At the summerhouse our main food source was the fish. We ate (well i guess we still do) fish for breakfast lunch and dinner. In the evenings we would get the boat out and go fishing farther into the bay. Sometimes we took the boat out to the “black sea” as we used to call it, because it was so deep and the water was all black out there, and tried our luck with the fishing nets out there. That place scared me, but it was always a thrilling adventure to go all the way out there. Most often though we took the boat out and laid our fishing nets straight out from the shoreline. This became something that I helped my dad with a lot. Laying out the fishing net in the evening, and picking it back up early next morning, before the seagulls started to get into them.

This summer W, his mom and aunt came with me to Sweden and the summerhouse. We had such a nice time and I loved that I was finally able to show them where my roots are. In the evening we all went out in the boat and put out three fishing nets and wished for the best.

As a fisherman, or fisherwoman the are no late mornings, and we got up early the next day to claim our bounty before the seagulls did.

Once the nets are back up on dry land the tedious work begins. First, the struggle to untangle and remove the fish from the net, and second to clean the net.

My dad of course knows how to untangle the nets like the back of his hand. He is a man of many trades and being a fisherman is one. He easily balances around the stones by the beach before he pushes out the boat from the shore wearing his clogs, just as easy as he removes the fish from the net. He knows exactly how much or how little of the juniper you need to get that perfect smell and flavor of a smoked fish.

Life is calmer at the summer house, and maybe this is also where I learned to appreciate life. From now on a visit to the summerhouse will be on my bucketlist for every single year ahead. If you ever wonder how it is to feel rich, this is it. A freezer full of fish and berries, and everything else you can acquire from the land.

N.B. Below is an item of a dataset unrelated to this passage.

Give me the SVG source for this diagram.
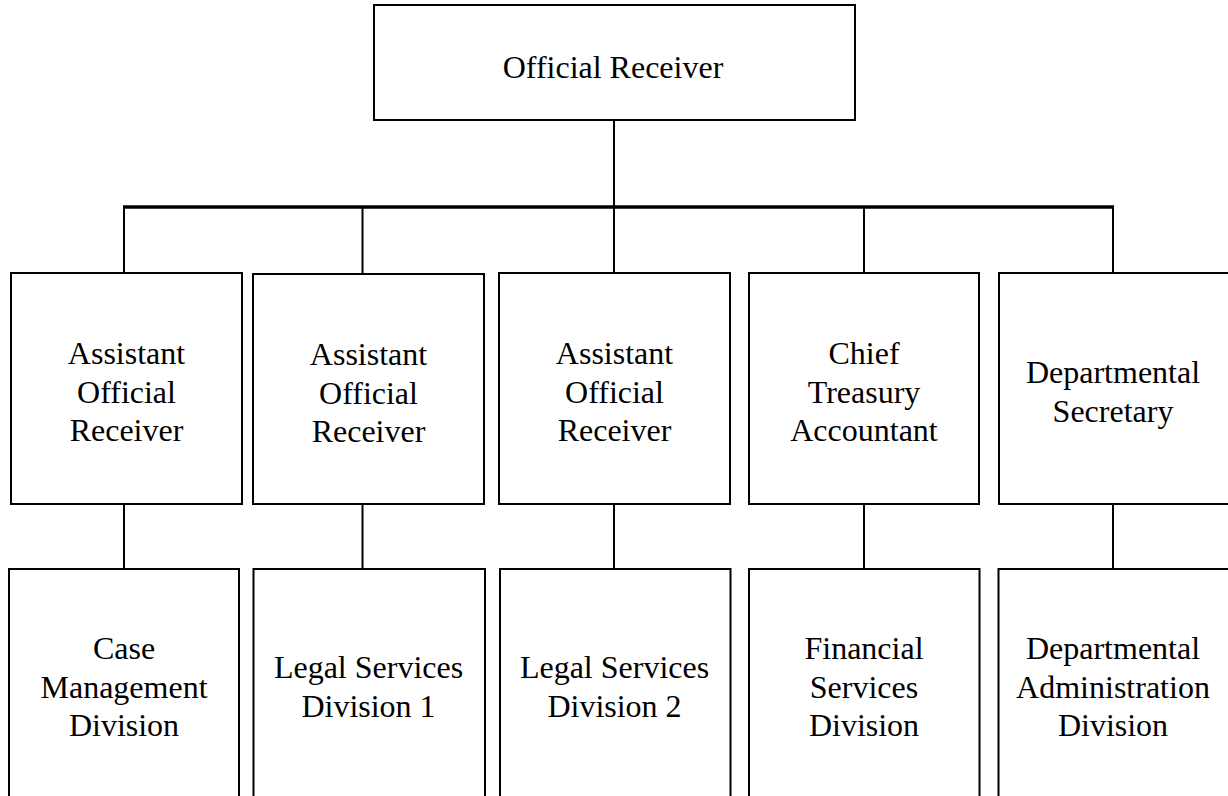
<svg xmlns="http://www.w3.org/2000/svg" width="1228" height="796" viewBox="0 0 1228 796">
<style>
.box{fill:#fff;stroke:#000;stroke-width:2}
.t{font-family:"Liberation Serif","Times New Roman",serif;font-size:32px;fill:#000;text-anchor:middle}
.c{stroke:#000;stroke-width:2;fill:none}
.bar{stroke:#000;stroke-width:3.5;fill:none}
</style>
<rect width="1228" height="796" fill="#fff"/>
<g id="connectors">
<line class="c" x1="614" y1="120" x2="614" y2="207"/>
<line class="bar" x1="123" y1="207" x2="1114" y2="207"/>
<line class="c" x1="124" y1="207" x2="124" y2="273"/>
<line class="c" x1="362.5" y1="207" x2="362.5" y2="273"/>
<line class="c" x1="614" y1="207" x2="614" y2="273"/>
<line class="c" x1="864" y1="207" x2="864" y2="273"/>
<line class="c" x1="1113" y1="207" x2="1113" y2="273"/>
<line class="c" x1="124" y1="504" x2="124" y2="569"/>
<line class="c" x1="362.5" y1="504" x2="362.5" y2="569"/>
<line class="c" x1="614" y1="504" x2="614" y2="569"/>
<line class="c" x1="864" y1="504" x2="864" y2="569"/>
<line class="c" x1="1113" y1="504" x2="1113" y2="569"/>
</g>
<g id="official-receiver">
<rect class="box" x="374" y="5" width="481" height="115"/>
<text class="t" x="613" y="78">Official Receiver</text>
</g>
<g id="aor1">
<rect class="box" x="11" y="273" width="231" height="231"/>
<text class="t" x="126.5" y="364">Assistant</text>
<text class="t" x="126.5" y="402.5">Official</text>
<text class="t" x="126.5" y="441">Receiver</text>
</g>
<g id="aor2">
<rect class="box" x="253" y="274" width="231" height="230"/>
<text class="t" x="368.5" y="365">Assistant</text>
<text class="t" x="368.5" y="403.5">Official</text>
<text class="t" x="368.5" y="442">Receiver</text>
</g>
<g id="aor3">
<rect class="box" x="499" y="273" width="231" height="231"/>
<text class="t" x="614.5" y="364">Assistant</text>
<text class="t" x="614.5" y="402.5">Official</text>
<text class="t" x="614.5" y="441">Receiver</text>
</g>
<g id="cta">
<rect class="box" x="749" y="273" width="230" height="231"/>
<text class="t" x="864" y="364">Chief</text>
<text class="t" x="864" y="402.5">Treasury</text>
<text class="t" x="864" y="441">Accountant</text>
</g>
<g id="ds">
<rect class="box" x="999" y="273" width="240" height="231"/>
<text class="t" x="1113" y="383">Departmental</text>
<text class="t" x="1113" y="422">Secretary</text>
</g>
<g id="cmd">
<rect class="box" x="9" y="569" width="230" height="240"/>
<text class="t" x="124" y="659">Case</text>
<text class="t" x="124" y="697.5">Management</text>
<text class="t" x="124" y="736">Division</text>
</g>
<g id="lsd1">
<rect class="box" x="253.5" y="569" width="231.5" height="240"/>
<text class="t" x="368.5" y="678">Legal Services</text>
<text class="t" x="368.5" y="717">Division 1</text>
</g>
<g id="lsd2">
<rect class="box" x="500" y="569" width="230.5" height="240"/>
<text class="t" x="614.5" y="678">Legal Services</text>
<text class="t" x="614.5" y="717">Division 2</text>
</g>
<g id="fsd">
<rect class="box" x="749" y="569" width="230.5" height="240"/>
<text class="t" x="864" y="659">Financial</text>
<text class="t" x="864" y="697.5">Services</text>
<text class="t" x="864" y="736">Division</text>
</g>
<g id="dad">
<rect class="box" x="998.5" y="569" width="240" height="240"/>
<text class="t" x="1113" y="659">Departmental</text>
<text class="t" x="1113" y="697.5">Administration</text>
<text class="t" x="1113" y="736">Division</text>
</g>
</svg>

When I was young my mom taught me how to clean and fillet the fish, she was a master of this and one summer I became one too. That was a long time ago, and I can’t really remember how to do it. But every now and then when we buy whole fish I magically know exactly where to cut the fish to remove the bones. My dad was doing this job now, he claims he’s not good at it, that mom was the master. The more I think about it, the more I understand where my ability to prepare things from scratch comes from. It all started here.